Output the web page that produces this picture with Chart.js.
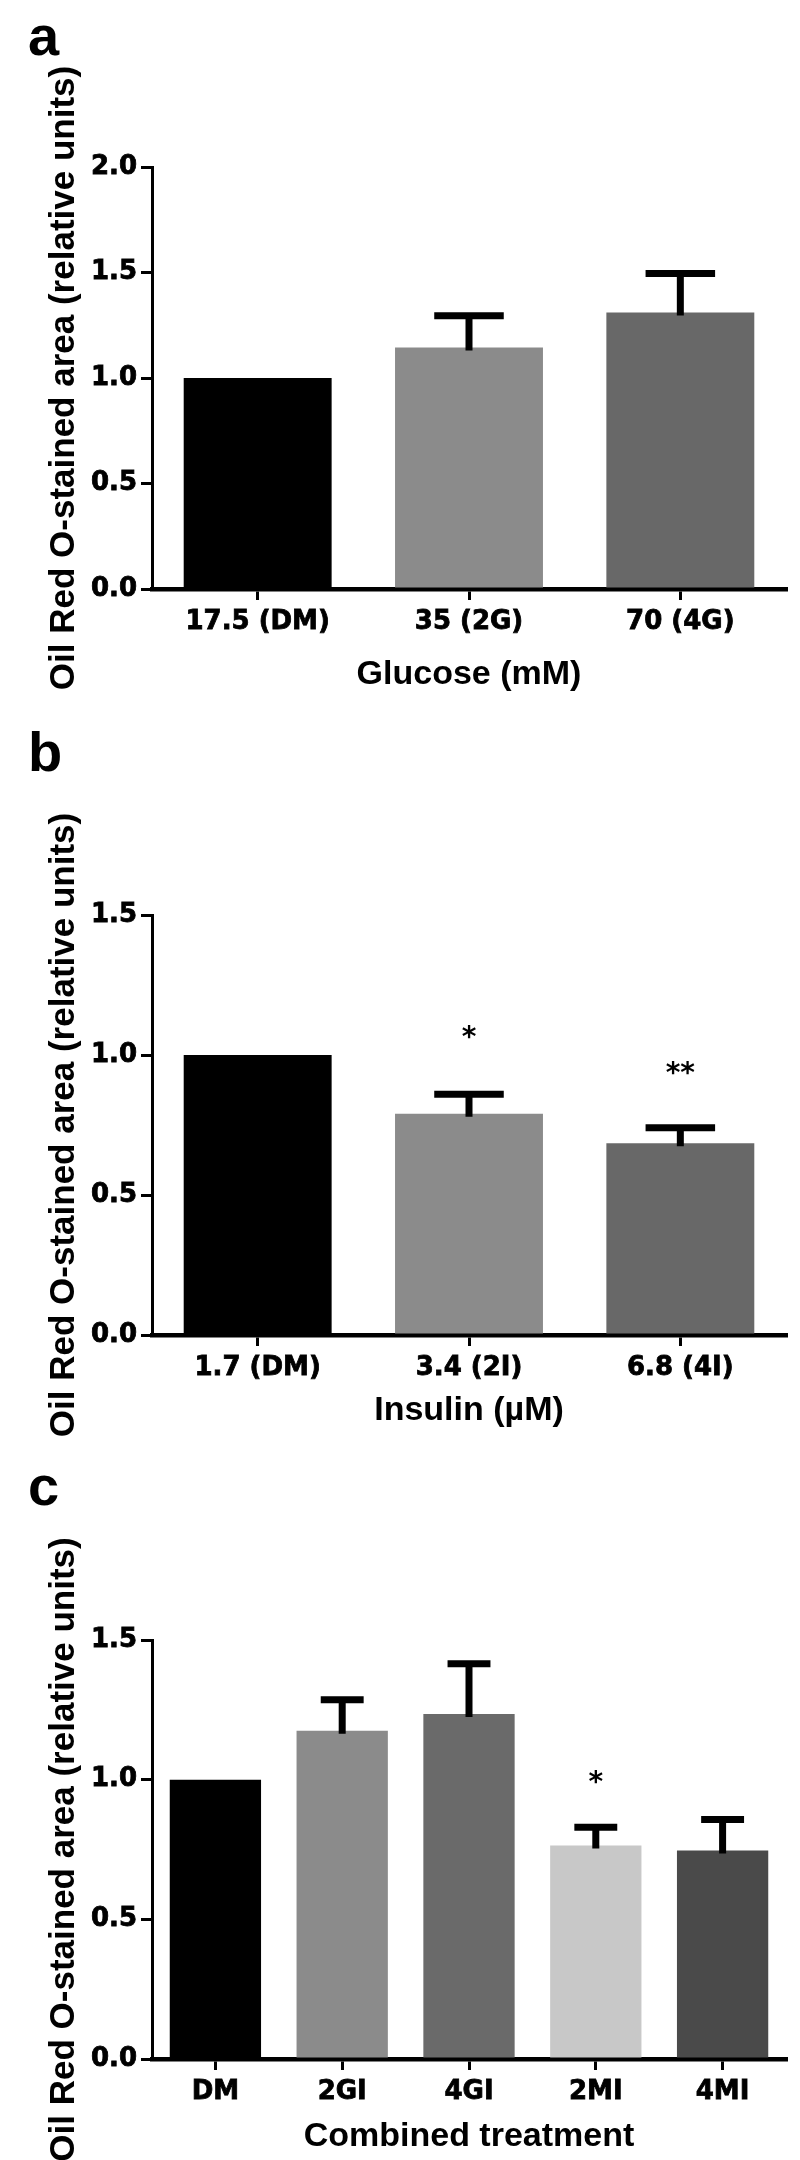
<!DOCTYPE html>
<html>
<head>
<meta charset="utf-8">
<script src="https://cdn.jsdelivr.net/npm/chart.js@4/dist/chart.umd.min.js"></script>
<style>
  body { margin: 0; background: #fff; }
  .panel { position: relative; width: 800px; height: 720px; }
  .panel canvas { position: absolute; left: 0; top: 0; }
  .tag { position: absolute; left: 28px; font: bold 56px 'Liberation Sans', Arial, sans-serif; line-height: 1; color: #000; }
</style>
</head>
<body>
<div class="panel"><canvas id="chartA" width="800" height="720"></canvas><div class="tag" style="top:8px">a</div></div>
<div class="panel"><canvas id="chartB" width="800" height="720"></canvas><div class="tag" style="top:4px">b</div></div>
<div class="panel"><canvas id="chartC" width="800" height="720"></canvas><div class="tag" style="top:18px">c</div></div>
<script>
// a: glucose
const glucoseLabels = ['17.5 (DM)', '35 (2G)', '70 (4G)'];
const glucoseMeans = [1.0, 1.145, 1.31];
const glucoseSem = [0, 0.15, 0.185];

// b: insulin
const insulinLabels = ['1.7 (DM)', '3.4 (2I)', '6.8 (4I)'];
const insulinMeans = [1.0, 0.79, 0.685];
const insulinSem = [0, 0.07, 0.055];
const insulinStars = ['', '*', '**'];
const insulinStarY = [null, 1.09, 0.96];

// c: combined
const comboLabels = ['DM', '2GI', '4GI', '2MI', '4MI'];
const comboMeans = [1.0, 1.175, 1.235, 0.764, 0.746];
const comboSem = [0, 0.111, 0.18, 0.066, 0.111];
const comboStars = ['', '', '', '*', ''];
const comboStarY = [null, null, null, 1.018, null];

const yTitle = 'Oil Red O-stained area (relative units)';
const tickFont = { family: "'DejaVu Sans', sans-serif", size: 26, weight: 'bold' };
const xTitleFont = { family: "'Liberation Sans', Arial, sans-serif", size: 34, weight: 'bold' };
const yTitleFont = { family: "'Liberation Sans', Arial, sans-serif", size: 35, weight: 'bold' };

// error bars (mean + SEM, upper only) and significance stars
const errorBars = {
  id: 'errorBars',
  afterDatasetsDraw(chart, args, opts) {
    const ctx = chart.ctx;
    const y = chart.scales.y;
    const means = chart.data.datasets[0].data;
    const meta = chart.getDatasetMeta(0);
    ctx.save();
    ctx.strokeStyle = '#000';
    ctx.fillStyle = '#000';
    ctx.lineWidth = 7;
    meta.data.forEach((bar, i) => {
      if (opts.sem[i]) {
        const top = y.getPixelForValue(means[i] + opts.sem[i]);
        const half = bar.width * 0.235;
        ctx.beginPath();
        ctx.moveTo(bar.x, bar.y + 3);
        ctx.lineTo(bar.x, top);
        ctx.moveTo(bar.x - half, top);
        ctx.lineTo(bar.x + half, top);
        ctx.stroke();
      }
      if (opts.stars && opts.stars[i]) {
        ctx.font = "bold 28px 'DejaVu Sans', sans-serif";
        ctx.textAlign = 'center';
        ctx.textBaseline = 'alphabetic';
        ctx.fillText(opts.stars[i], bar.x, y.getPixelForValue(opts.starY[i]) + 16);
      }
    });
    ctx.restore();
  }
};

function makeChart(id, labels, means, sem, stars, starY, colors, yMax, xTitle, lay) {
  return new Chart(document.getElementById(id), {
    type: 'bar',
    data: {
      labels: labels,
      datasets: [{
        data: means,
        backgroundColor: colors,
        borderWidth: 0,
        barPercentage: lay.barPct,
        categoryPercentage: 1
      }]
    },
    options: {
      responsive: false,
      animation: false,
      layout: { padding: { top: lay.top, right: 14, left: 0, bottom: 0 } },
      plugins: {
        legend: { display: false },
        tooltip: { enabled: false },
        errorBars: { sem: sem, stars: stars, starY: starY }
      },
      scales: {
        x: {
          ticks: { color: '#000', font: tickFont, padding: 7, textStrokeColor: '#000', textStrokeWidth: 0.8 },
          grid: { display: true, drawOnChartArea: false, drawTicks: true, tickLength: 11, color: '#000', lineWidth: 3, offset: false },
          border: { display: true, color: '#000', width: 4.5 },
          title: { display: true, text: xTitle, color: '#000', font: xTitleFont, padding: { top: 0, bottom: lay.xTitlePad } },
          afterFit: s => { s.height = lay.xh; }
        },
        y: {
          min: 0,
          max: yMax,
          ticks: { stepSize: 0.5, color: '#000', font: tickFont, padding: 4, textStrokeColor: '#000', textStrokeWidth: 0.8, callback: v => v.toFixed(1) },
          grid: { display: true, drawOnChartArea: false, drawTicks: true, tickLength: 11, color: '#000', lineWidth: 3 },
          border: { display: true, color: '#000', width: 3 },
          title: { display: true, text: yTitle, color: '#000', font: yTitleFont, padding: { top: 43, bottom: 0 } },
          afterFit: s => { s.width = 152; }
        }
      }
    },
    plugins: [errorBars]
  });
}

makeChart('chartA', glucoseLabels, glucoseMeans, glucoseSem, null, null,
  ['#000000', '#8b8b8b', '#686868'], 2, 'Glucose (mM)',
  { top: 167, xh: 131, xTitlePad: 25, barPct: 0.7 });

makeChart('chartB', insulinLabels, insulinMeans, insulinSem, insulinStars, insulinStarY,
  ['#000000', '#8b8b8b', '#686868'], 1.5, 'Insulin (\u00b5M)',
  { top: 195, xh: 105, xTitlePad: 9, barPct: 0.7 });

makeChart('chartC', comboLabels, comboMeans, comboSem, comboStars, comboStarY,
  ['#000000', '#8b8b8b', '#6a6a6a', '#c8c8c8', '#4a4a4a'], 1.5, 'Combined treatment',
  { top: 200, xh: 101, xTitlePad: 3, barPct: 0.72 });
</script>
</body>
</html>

+ + + + + + +

Please repeat exactly the data above from its first line to the line that contains "35, weight: 'bold'", inclusive, and leave every picture out.

Output the web page that produces this picture with Chart.js.
<!DOCTYPE html>
<html>
<head>
<meta charset="utf-8">
<script src="https://cdn.jsdelivr.net/npm/chart.js@4/dist/chart.umd.min.js"></script>
<style>
  body { margin: 0; background: #fff; }
  .panel { position: relative; width: 800px; height: 720px; }
  .panel canvas { position: absolute; left: 0; top: 0; }
  .tag { position: absolute; left: 28px; font: bold 56px 'Liberation Sans', Arial, sans-serif; line-height: 1; color: #000; }
</style>
</head>
<body>
<div class="panel"><canvas id="chartA" width="800" height="720"></canvas><div class="tag" style="top:8px">a</div></div>
<div class="panel"><canvas id="chartB" width="800" height="720"></canvas><div class="tag" style="top:4px">b</div></div>
<div class="panel"><canvas id="chartC" width="800" height="720"></canvas><div class="tag" style="top:18px">c</div></div>
<script>
// a: glucose
const glucoseLabels = ['17.5 (DM)', '35 (2G)', '70 (4G)'];
const glucoseMeans = [1.0, 1.145, 1.31];
const glucoseSem = [0, 0.15, 0.185];

// b: insulin
const insulinLabels = ['1.7 (DM)', '3.4 (2I)', '6.8 (4I)'];
const insulinMeans = [1.0, 0.79, 0.685];
const insulinSem = [0, 0.07, 0.055];
const insulinStars = ['', '*', '**'];
const insulinStarY = [null, 1.09, 0.96];

// c: combined
const comboLabels = ['DM', '2GI', '4GI', '2MI', '4MI'];
const comboMeans = [1.0, 1.175, 1.235, 0.764, 0.746];
const comboSem = [0, 0.111, 0.18, 0.066, 0.111];
const comboStars = ['', '', '', '*', ''];
const comboStarY = [null, null, null, 1.018, null];

const yTitle = 'Oil Red O-stained area (relative units)';
const tickFont = { family: "'DejaVu Sans', sans-serif", size: 26, weight: 'bold' };
const xTitleFont = { family: "'Liberation Sans', Arial, sans-serif", size: 34, weight: 'bold' };
const yTitleFont = { family: "'Liberation Sans', Arial, sans-serif", size: 35, weight: 'bold' };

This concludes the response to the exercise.